His appointment at the modular housebuilder follows the hiring of Stephen Stone, another former Crest Nicholson chief executive who was Bergin’s boss for most of his time at the company, to the board of Ilke Homes in March.
The confirmation of Bergin’s appointment comes days after Ilke announced its order book is now worth more than £200m following a £44m deal with wholly-owned for profit provider Resi Homes.
Ilke has been pursuing a “turnkey” offering, whereby the company acquires land, gains planning permission, manufactures the homes and develops the site.
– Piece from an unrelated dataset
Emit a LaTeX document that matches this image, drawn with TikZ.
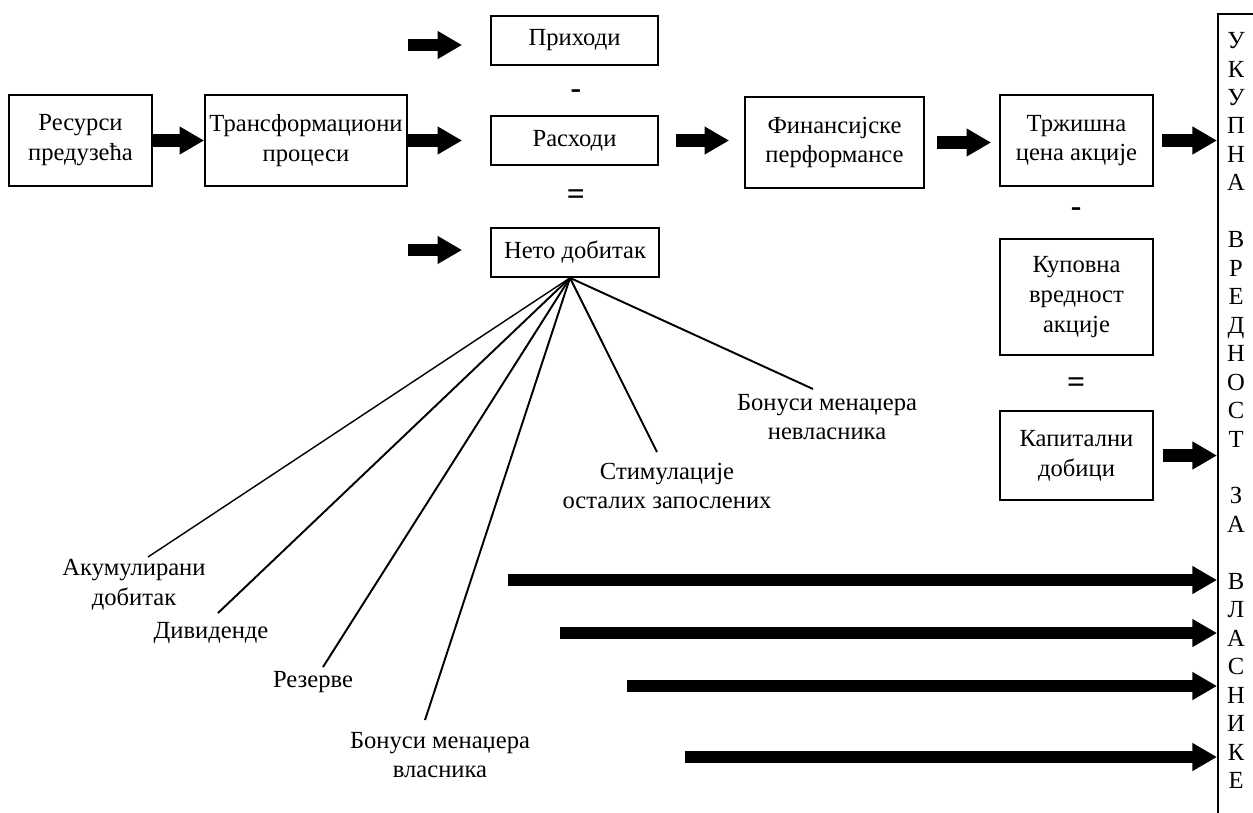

It says it has entered into 12 ‘package’ deals with customers, building a development-led pipeline of 2,500 homes since it was formed in 2017 through a joint venture between housebuilder Keepmoat and modular company Elliott.
The company has recently announced high-profile deals including a £100m joint venture with housing association Places for People in 2019 and in December 2020 a £31m deal for 227 homes with hedge fund Man Group.
Bergin, who has already started his role at the modular housebuilder, said: “To successfully transition to a net-zero economy by 2050, there requires a significant step change in the way the UK builds homes.
“Regulatory pressures, challenges to traditional models of delivery and the urgent need to decarbonise housing mean that there has never been a more crucial time for UK house building to innovate and adopt more modern methods of construction.”
Stephen Stone told Housing Today in March that Ilke, which is owned by private equity firms Sun Capital and TDR Capital, had no plans for its own stock market flotation.